Phillips joined the Waters Corporation in 1984, where she worked in research and development until 1996. At Waters Corporation Phillips was a member of the Chemical Research and Development department, developing chromatography packing materials and bioseparations. Under her leadership the team developed the AccellPlus exchange packings, which could be used to separate proteins. She began to consult the biotechnology company Millipore Corp., travelling the world to talk about the work of the Waters Corporation. Her work expanded to include high-performance liquid chromatography. Phillips also investigated small molecules, including the drug sildenafil. She served as Clinical Marketing Director and Strategic Marketing Director. She was involved with the development of the Waters Corporation Symmetry columns and Oasis cartridges. At both the Dow Chemical Company and Waters Corporation, Phillips moved from research development to business management. After an almost thirty-year career, Phillips retired from the Waters Corporation in 2013 s Director of Strategic Marketing . Phillips has been elected the American Chemical Society president in 2025 and immediate past president in 2026. A total of 11,428 votes were cast for president-elect. With 6,653 votes, Phillips won the president-elect race against Florian J. Schattenmann, chief technology officer and vice president of research and development and innovation at Cargill, who received 4,775 votes. Phillips became the first Black woman to serve as president of the American Chemical Society in 2025.

=== Academic service ===
In 1990 Phillips became involved with the American Chemical Society Northeastern Section. She was involved with the American Chemical Society Project SEED, an initiative which allows high school students from disadvantaged backgrounds to complete summer placements in research laboratories. As a candidate in 2013 for the position of director-at-Large for the American Chemical Society, Phillips stated that if she were elected to the position, she would aim to address two issues: global chemistry enterprise and chemical safety. In 2013 Phillips was appointed director-at-large of the American Chemical Society. Since 2014, Phillips has served as the American Chemical Society board liaison for the society's Science and Human Rights program.

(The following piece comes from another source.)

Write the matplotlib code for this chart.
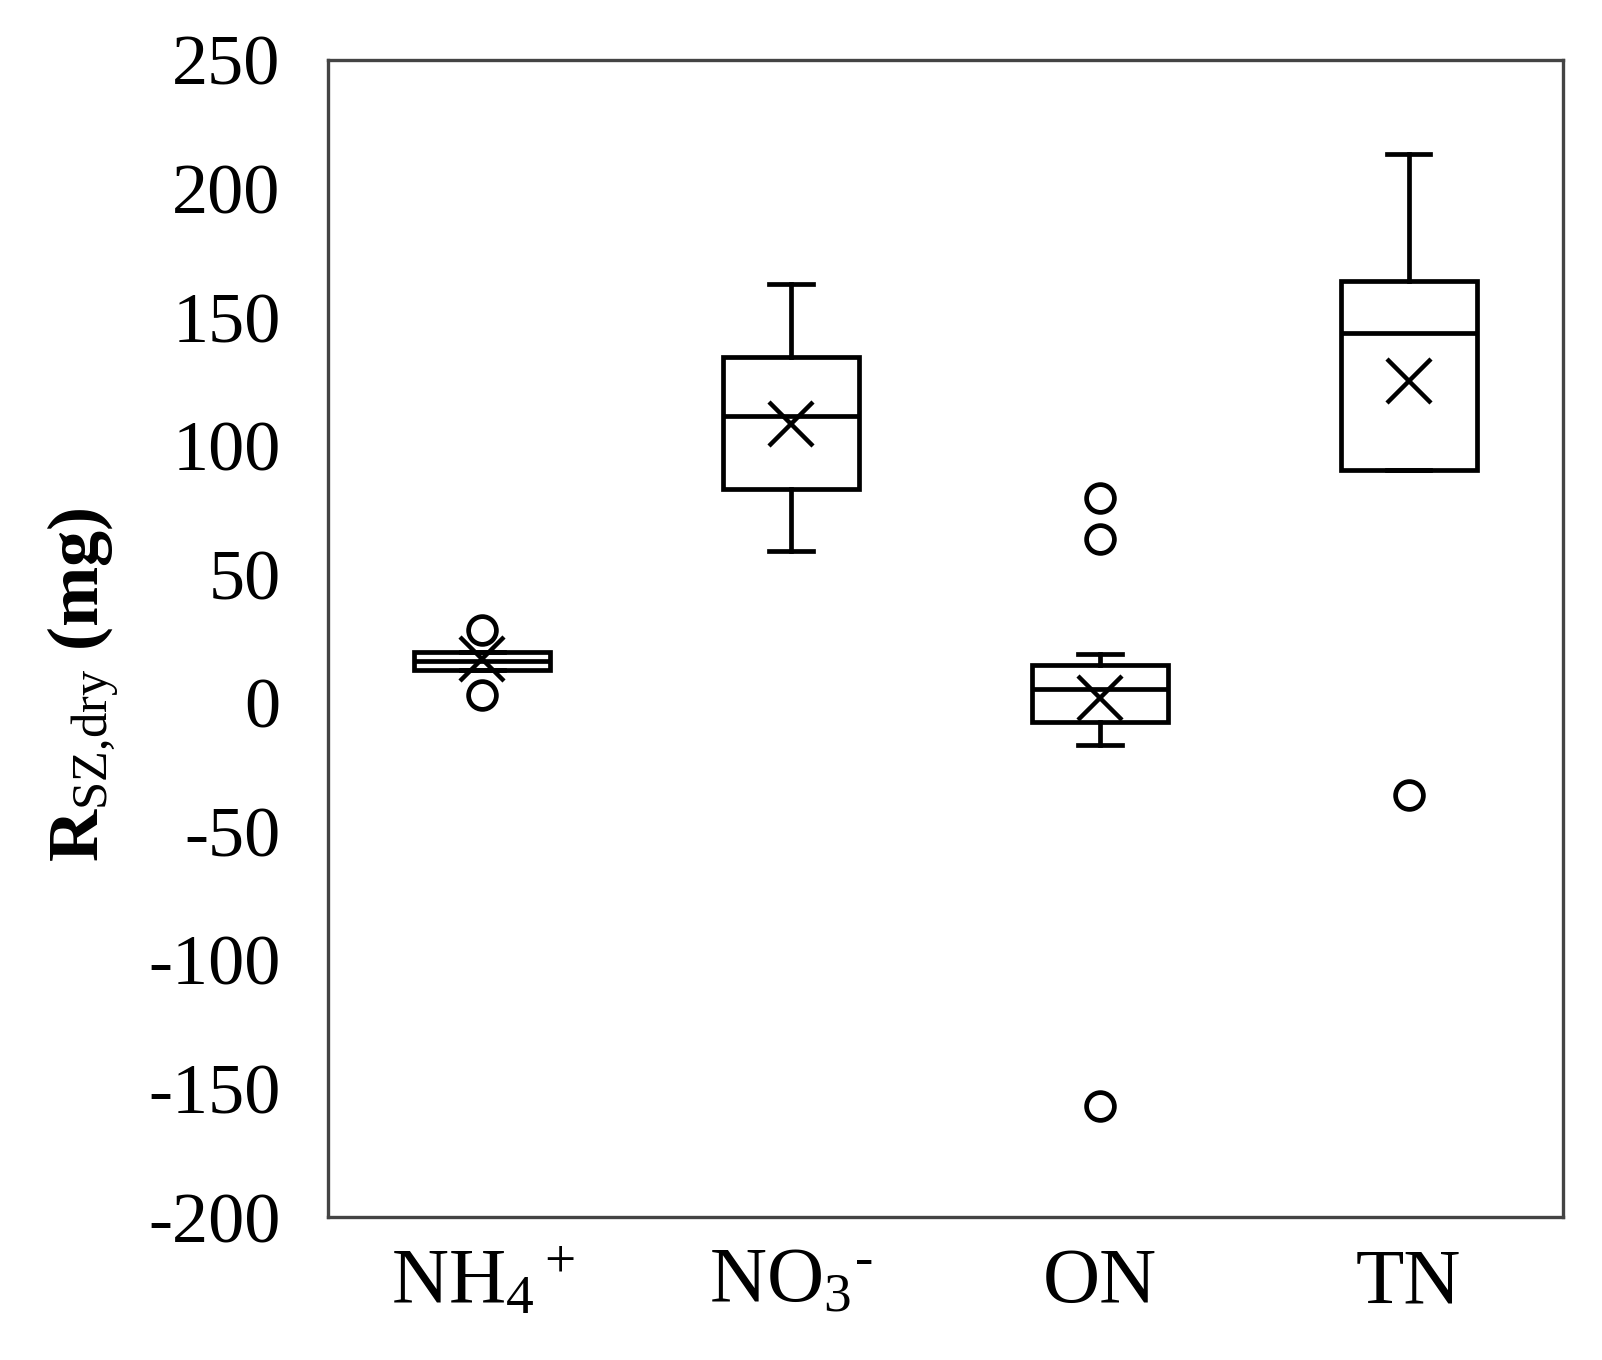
import matplotlib.pyplot as plt

plt.rcParams['font.family'] = ['Liberation Serif', 'DejaVu Serif']
plt.rcParams['mathtext.fontset'] = 'custom'
plt.rcParams['mathtext.rm'] = 'Liberation Serif'
plt.rcParams['mathtext.it'] = 'Liberation Serif:italic'
plt.rcParams['mathtext.bf'] = 'Liberation Serif:bold'

# Box statistics (mg)
categories = ['NH$_4$$^+$', 'NO$_3$$^{\u2010}$', 'ON', 'TN']
q1 = [12.7, 83.0, -7.4, 90.5]
medians = [16.2, 111.7, 5.2, 144.0]
q3 = [19.7, 134.4, 14.7, 164.2]
whis_low = [12.7, 59.1, -16.4, 90.5]
whis_high = [19.7, 162.9, 18.8, 213.4]
means = [17.0, 108.4, 1.7, 125.3]
outliers = [[28.5, 3.0], [], [79.5, 63.7, -157.0], [-35.9]]
y_ticks = [-200, -150, -100, -50, 0, 50, 100, 150, 200, 250]

stats = []
for i, name in enumerate(categories):
    stats.append({'label': name, 'q1': q1[i], 'med': medians[i], 'q3': q3[i],
                  'whislo': whis_low[i], 'whishi': whis_high[i],
                  'mean': means[i], 'fliers': outliers[i]})

fig = plt.figure(figsize=(16.02, 13.6), dpi=100)
ax = fig.add_axes([0.2047, 0.1051, 0.771, 0.8508])

lw = 3.4
ax.bxp(stats, widths=0.44, showmeans=True, patch_artist=True, capwidths=0.14,
       boxprops=dict(facecolor='white', edgecolor='black', linewidth=lw),
       medianprops=dict(color='black', linewidth=lw),
       whiskerprops=dict(color='black', linewidth=lw),
       capprops=dict(color='black', linewidth=lw),
       meanprops=dict(marker='x', markersize=32, markeredgecolor='black',
                      markeredgewidth=3.2),
       flierprops=dict(marker='o', markersize=20, markerfacecolor='none',
                       markeredgecolor='black', markeredgewidth=3.4))

ax.set_ylim(-200, 250)
ax.set_xlim(0.5, 4.5)
ax.set_yticks(y_ticks)
ax.set_yticklabels([str(t) for t in y_ticks])
ax.tick_params(axis='y', length=0, pad=34, labelsize=52)
ax.tick_params(axis='x', length=0, pad=22, labelsize=57)

for s in ax.spines.values():
    s.set_color('#444444')
    s.set_linewidth(2.4)

ax.set_ylabel(r'$\mathbf{R}_{\mathrm{SZ{,}dry}}$ (mg)', fontsize=52,
              fontweight='bold')
ax.yaxis.set_label_coords(-0.167, 0.46)

fig.savefig('out.png', dpi=100, facecolor='white')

This program monitors the cases of scientists worldwide whose rights have been abridged. She was re-elected as director-at-Large in 2016, and seeks to use her tenure to improve their 'globalization and diversity'. In 2017 Vanderbilt University created two faculty fellowships in her honour. The inaugural fellowship holder was Renã A. S. Robinson. In the fall of 2019, Philips was re-elected to serve a third term in 2020 on the board of directors for the American Chemical Society.

=== Awards and honours ===
Phillips' awards and honours include;

- 1994 University of Cincinnati Distinguished Alumni
- 2004 American Chemical Society Nashville Section Salute to Excellence Award
- 2006 Vanderbilt University Unsung Heroine Award
- 2006 American Chemical Society Northeastern Section Henry A. Hill Award
- 2008 American Chemical Society Santa Clara Valley Section Shirley B. Radding Award
- 2008 Waters Corporation Leadership Award for Outstanding Contributions
- 2008 Vanderbilt University Dr. Dorothy Wingfield Phillips Award for Leadership
- 2010 Fellow of the American Chemical Society
- 2011 New England Institute of Chemists Distinguished Chemist Award
- 2015 Vanderbilt University Dr. Dorothy J. Wingfield Phillips Endowed Chair
- 2019 Vanderbilt University Member of the inaugural class of Vanderbilt Trailblazers
- 2020 National Organization for the Professional Advancement of Black Chemists and Chemical Engineers Lifetime Achievement Award.

=== Personal life ===
Phillips was married two weeks after graduating from Vanderbilt University. Her brother, Robert C. Wingfield, serves as director of the Fisk Community Environmental Toxics Awareness and Sustainability Program. She has two children, Anthony and Crystal, and a step-daughter called Vickie.